For bravery in aerial combat, he was awarded the Air Medal with three oak leaf clusters and the Distinguished Flying Cross. These medals recognized his “extraordinary achievement in aerial flight over enemy occupied Continental Europe”, his “skillful and zealous manner” in which he piloted his “kite”, and “serve as an inspiration to his fellow flyers”. Furthermore, his citation recognized that his “actions on all occasions reflect the highest credit upon themselves and the Armed Forces of the United States”.
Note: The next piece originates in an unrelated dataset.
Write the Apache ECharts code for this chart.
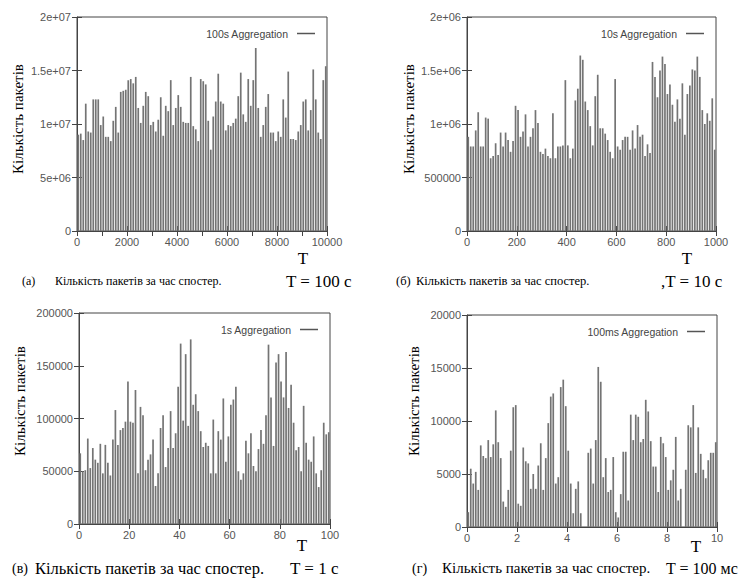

He spent most of his working life in the insurance business, primarily with the Commercial Union Insurance Company, of Boston, Massachusetts. From 1963 until his retirement in 1985 he was a marketing representative responsible for the state of Connecticut. During retirement he supported the Connecticut Aeronautical Society doing volunteer work at the New England Air Museum at Bradley Field, Connecticut. He was also an instructor with the Saybrook Power Squadron, an organization devoted to boating safety. In his later years he was an instructor with Literacy Volunteers of Westbrook, Connecticut. In addition, for twelve years he was a volunteer driver for the Estuary Council’s Meals on Wheels program in the shoreline area.
He had many fond memories of meeting his aviation buddies for breakfast in local restaurants. He is deeply missed by all who knew him.